Kto tu zwariował?

„Episkopat zwariował”, „manipulacja oparta na bredniach”, „stek kłamstw, manipulacji i oszczerstw” – to tylko niektóre komentarze zwolenników dialogu, wolności słowa i tolerancji. W ciemno można było zakładać nienawistną reakcję sporej części mediów na oświadczenie episkopatu w sprawie

zwolnionego pracownika Ikei, niezależnie od jego formy i treści. Jednak skala medialnej histerii zdumiewa i skłania do postawienia pytania, o co w tym oburzeniu chodzi?
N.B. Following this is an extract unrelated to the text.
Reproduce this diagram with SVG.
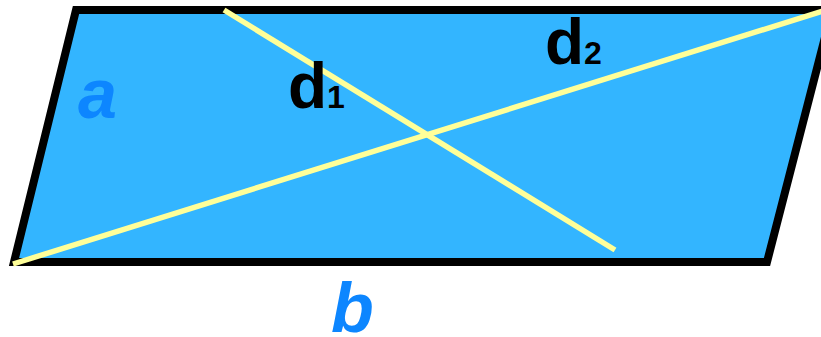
<svg xmlns="http://www.w3.org/2000/svg" width="821" height="337" viewBox="0 0 821 337">
<style>
.lbl{font-family:"Liberation Sans",Arial,sans-serif;font-weight:bold}
.side{fill:#0d86ff;font-style:italic;font-size:70px}
.diag{fill:#000;font-size:64px}
.sub{font-size:32px}
.dl{stroke:#ffff99;stroke-width:5.5;fill:none}
</style>
<g id="parallelogram">
<polygon points="76,10 832,10 767,262 14,262" fill="#33b5ff" stroke="#000" stroke-width="8" stroke-linejoin="miter"/>
</g>
<g id="connectors">
<line class="dl" x1="13" y1="264" x2="823" y2="11"/>
<line class="dl" x1="224" y1="10" x2="615" y2="250"/>
</g>
<g id="label-a"><text class="lbl side" x="78" y="118">a</text></g>
<g id="label-b"><text class="lbl side" x="331" y="332">b</text></g>
<g id="label-d1"><text class="lbl diag" x="288" y="108">d<tspan class="sub">1</tspan></text></g>
<g id="label-d2"><text class="lbl diag" x="545" y="64">d<tspan class="sub">2</tspan></text></g>
</svg>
W oświadczeniu biskupi podkreślili wagę szacunku, godność i wolność dla każdego człowieka, skrytykowali atak
na pracownika Ikei, pochwalili obronę wiary w życiu codziennym i wyrazili zaniepokojenie propagowaniem ideologii LGBT w korporacjach oraz szkołach. Zajęli więc stanowisko jasne, ale nie w duchu konfrontacji. Co zatem wywołało takie potoki żółci i jadu? Fakt, że episkopat naraził się lobby LGBT czy że w ogóle ośmielił się wypowiedzieć? Wygląda na to, że operacja marginalizowania, deprecjonowania i kneblowania Kościoła katolickiego się rozpoczęła.